From Numeracy to Algebra
Numeracy and algebra are critical issues in today's world. Children need a strong understanding of number and operation, solid mental arithmetic strategies, and a deep enough understanding of operations that the transition to algebra is easy. From our perspective, none of the curricula we were working with treated computation sufficiently and none really pushed children to generalize or transition to algebra.
To strengthen computation, we began to design minilessons with strings of related problems to enhance students' development of numeracy and to expand their repertoires of strategies for mental arithmetic. Our goal in designing these strings was to encourage children to look to the numbers first before they decided on a strategy and to develop a sense of landmark numbers and a toolbox of strategies in order to calculate efficiently and elegantly—like mathematicians who employ a deep understanding of number and operation.
For three years we ran a think tank on the emergence of algebra. We field-tested sequences using the open number line to develop an understanding of equations and strategies for solving for unknowns. We encouraged children to develop conjectures and proofs.We helped teachers find the moments to push for generalization—to extend the work on number and operation to algebra.

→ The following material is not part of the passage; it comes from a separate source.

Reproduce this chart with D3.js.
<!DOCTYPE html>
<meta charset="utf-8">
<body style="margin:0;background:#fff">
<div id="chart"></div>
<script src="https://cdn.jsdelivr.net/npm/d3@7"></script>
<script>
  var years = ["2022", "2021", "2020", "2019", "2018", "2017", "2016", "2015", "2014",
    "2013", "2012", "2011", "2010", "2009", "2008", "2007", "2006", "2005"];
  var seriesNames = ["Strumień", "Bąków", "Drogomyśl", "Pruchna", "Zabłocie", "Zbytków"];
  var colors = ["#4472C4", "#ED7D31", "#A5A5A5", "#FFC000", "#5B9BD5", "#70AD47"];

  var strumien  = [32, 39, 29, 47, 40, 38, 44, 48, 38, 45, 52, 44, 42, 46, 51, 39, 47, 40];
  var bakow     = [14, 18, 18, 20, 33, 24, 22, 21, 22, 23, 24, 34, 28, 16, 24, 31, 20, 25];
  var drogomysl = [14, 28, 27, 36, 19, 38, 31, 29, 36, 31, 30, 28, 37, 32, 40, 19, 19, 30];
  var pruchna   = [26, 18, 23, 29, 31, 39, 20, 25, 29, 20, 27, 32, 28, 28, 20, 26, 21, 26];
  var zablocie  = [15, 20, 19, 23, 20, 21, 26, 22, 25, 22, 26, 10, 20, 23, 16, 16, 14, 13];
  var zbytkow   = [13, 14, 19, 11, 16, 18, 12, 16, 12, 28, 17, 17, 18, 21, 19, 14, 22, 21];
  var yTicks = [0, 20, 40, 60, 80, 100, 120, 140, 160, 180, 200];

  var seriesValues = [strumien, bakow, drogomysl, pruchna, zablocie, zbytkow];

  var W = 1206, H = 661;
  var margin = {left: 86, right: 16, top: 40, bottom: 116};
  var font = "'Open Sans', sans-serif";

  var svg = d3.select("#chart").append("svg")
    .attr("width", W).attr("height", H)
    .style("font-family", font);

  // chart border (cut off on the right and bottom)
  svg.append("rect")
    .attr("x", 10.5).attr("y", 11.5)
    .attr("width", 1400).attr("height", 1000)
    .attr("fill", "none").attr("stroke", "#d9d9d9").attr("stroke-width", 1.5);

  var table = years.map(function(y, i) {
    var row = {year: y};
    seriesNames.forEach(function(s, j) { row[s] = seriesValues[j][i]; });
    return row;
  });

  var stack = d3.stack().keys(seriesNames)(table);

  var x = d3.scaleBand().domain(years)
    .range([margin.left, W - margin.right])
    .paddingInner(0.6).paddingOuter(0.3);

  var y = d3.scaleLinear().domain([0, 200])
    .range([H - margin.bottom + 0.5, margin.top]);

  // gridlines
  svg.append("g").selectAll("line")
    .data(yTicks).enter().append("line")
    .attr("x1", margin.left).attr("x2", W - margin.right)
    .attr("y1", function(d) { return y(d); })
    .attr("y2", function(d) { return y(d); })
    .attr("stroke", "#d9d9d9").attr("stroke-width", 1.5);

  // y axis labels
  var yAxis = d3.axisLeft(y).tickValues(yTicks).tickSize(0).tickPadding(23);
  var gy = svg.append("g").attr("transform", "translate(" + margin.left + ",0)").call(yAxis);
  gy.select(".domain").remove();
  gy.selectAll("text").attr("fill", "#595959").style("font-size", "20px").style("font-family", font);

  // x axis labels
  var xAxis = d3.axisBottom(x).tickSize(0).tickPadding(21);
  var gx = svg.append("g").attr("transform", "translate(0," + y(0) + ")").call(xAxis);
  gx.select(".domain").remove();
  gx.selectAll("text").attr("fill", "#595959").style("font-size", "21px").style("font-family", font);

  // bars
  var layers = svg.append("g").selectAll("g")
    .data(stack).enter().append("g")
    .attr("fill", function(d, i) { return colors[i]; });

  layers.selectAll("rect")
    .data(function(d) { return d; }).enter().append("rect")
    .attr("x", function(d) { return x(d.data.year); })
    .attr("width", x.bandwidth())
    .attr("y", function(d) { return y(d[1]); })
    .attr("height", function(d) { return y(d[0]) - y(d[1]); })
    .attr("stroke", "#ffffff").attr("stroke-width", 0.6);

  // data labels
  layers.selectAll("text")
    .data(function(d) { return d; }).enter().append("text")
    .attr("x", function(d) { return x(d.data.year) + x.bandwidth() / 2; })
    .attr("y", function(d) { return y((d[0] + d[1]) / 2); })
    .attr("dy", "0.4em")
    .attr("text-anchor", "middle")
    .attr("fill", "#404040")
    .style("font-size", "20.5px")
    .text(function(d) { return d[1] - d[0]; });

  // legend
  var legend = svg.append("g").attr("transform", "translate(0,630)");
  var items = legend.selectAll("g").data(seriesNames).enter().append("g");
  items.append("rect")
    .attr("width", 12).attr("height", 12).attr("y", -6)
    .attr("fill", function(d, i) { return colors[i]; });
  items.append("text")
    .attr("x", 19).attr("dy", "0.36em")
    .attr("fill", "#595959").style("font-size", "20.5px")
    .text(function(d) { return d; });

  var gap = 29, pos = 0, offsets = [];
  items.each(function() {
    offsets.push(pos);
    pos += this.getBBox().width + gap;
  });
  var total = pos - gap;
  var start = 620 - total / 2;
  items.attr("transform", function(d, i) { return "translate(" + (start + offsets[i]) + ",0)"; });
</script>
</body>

Over the years, many of our teachers pleaded with us to write up the sequences we were developing into curriculum units. They asked for resources to engender investigations; suggestions for developing models, games, and ideas from our algebra work; and resource books full of our minilessons. Finally, with the nudging and support of Harcourt School
Publishers and Heinemann, we began to write. The result is Contexts for Learning Mathematics.